The nearby chart shows U.S. federal debt held by the public as a share of GDP since the beginning of World War II. Debt soared to well above 100% of GDP during the war, but few thought defeating Hitler and Tojo was a bad investment. Once victory was attained, the debt ratio fell rapidly along with government spending. Private growth resumed despite Keynesian predictions of doom at the time as government spending fell, and debt as a share of GDP continued its gradual decline.
The next big debt burst came in the 1980s, as the Reagan Administration sought to break both the Soviets abroad and stagflation at home. The cure was a tax cut plus more defense spending, which in the short term led to higher deficits. Even then the peak Reagan deficit was only 6% of GDP in 1983, compared to President Obama's first term deficit average of 8.7%.
The key point is that those deficits were buying faster growth and defense goods such as aircraft carriers that would win the Cold War. As rapid economic growth returned, deficits and debt both declined. And when the Soviets surrendered, the Clinton Administration was able to cut (too rapidly) defense spending to 3% of GDP in 2000 from 4.8% in 1992. Modest deficits returned as President Bush cut taxes and boosted defense spending after 9/11. But debt as a share of GDP was still only 40.5% of GDP as recently as the first recession year of 2008.
Contrast that experience with where we are today. President Obama's stimulus spree and the mediocre recovery have doubled the debt to an estimated 76.6% of GDP this year. This is despite a record tax increase in January. The Administration now says the debt to GDP ratio will peak in 2014 at 78.2%, but that will be true only if spending growth slows and economic growth is more rapid.
One reason to be more worried about debt now is what we're borrowing to finance. Spending on wars eventually ends. But today most spending by far goes to social welfare payments and entitlements that are difficult to reduce. Those payments are only going to increase as the baby boomers retire, and as ObamaCare takes effect.
These income transfers spread the wealth but they do nothing to increase the growth of the economy. To the extent that they are financed by higher taxes, they retard growth by taking money that would be invested more productively in the private economy.
Mr.

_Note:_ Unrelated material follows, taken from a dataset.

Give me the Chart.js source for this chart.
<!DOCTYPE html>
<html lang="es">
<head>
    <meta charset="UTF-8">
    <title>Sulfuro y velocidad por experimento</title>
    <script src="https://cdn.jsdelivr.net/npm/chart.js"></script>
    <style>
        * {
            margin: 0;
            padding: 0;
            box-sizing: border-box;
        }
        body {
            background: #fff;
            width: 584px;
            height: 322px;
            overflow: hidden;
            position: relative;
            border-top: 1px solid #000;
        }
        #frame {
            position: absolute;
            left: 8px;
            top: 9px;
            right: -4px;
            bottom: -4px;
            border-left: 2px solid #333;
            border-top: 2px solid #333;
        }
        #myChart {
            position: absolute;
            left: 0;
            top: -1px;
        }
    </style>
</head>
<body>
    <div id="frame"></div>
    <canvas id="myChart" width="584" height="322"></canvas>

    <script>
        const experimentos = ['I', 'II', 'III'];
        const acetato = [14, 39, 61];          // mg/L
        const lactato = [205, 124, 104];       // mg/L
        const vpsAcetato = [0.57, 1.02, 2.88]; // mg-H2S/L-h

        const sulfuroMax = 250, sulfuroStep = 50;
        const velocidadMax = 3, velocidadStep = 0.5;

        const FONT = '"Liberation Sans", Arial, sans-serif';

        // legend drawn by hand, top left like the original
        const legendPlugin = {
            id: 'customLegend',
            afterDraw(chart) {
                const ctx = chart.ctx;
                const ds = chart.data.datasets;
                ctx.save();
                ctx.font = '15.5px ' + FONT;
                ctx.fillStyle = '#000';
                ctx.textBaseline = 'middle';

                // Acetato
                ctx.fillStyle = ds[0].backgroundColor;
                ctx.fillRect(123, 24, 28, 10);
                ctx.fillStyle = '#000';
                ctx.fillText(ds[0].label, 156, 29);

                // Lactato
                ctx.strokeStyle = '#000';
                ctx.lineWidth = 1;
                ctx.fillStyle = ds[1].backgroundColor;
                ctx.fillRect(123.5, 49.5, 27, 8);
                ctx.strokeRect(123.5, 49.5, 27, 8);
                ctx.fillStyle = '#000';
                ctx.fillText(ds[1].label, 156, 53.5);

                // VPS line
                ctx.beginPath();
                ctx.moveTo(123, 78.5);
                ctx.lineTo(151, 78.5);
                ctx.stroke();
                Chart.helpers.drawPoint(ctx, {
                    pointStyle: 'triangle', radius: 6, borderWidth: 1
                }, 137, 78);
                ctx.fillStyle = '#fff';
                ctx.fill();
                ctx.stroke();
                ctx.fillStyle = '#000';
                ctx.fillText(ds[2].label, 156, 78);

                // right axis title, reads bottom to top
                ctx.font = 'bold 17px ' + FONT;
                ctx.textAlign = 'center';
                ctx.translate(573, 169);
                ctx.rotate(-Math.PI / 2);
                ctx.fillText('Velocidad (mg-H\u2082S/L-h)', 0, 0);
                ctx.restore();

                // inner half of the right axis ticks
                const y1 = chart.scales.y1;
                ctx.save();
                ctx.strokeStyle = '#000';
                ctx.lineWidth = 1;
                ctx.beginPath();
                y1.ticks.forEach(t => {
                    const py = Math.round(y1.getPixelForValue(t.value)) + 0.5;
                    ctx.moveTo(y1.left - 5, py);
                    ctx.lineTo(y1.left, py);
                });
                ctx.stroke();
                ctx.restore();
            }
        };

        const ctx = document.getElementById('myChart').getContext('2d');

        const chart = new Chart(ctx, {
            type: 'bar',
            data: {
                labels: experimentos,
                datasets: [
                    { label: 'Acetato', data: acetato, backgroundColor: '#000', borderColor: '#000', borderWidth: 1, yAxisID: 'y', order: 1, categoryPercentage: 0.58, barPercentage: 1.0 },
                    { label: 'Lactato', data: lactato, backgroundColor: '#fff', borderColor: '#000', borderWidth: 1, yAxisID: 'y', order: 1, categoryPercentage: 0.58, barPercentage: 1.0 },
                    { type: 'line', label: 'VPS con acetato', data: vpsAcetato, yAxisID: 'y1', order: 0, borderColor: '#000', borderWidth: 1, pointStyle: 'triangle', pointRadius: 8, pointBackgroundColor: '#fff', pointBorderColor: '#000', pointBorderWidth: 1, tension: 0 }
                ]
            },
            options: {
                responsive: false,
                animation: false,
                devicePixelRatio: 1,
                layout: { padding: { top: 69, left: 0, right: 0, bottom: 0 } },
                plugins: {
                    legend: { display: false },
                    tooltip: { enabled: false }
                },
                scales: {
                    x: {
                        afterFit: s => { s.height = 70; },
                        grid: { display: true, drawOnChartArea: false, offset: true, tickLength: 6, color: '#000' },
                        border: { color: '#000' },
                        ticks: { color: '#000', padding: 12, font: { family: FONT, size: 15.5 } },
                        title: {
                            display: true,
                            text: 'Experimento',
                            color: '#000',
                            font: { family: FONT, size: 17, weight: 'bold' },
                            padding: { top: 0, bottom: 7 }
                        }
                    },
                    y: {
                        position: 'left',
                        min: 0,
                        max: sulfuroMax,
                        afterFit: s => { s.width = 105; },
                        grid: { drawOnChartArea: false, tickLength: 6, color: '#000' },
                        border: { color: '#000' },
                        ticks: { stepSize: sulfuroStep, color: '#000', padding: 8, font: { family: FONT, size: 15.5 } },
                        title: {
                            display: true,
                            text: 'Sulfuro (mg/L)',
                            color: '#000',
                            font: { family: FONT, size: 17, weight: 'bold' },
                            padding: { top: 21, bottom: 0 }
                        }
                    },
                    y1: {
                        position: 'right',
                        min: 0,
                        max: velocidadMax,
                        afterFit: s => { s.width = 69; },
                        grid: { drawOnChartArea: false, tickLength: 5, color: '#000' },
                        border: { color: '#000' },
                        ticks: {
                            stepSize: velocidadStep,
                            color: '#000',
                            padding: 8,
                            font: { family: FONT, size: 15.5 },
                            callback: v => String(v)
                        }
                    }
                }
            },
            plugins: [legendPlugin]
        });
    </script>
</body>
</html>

Summers says governments should borrow more now at near-zero interest rates to invest in future growth. But this is what we were told in 2009-2010, when Mr. Summers was in the White House, and the $830 billion stimulus was used to finance not primarily roads or bridges but more unionized teachers, higher transfer payments, and green-energy projects that have since failed. Why will it be different this time?
Another reason to reduce debt today is to create some breathing room if we have another recession or an emergency such as a war. At least going into the 2008 financial panic, the U.S. had room to borrow. The Obama era has blown out the U.S. balance sheet, and it will take many years to restore it to that pre-crisis level.
Where we agree with at least some Keynesians is that the main policy goal now should be faster economic growth rather than rapid debt reduction. Where we disagree is how to promote that growth. The Keynesians are now using a false choice between "austerity" and growth to justify more of the government spending they think drives economic prosperity. The brawl over Reinhart-Rogoff is thus less a serious economic debate than it is a political exercise to turn more of the private economy over to government hands.
After five years of trying, we should know this doesn't work. The real way to promote a stronger economy is more austerity and reform in government, and fewer restraints on private investment and risk taking.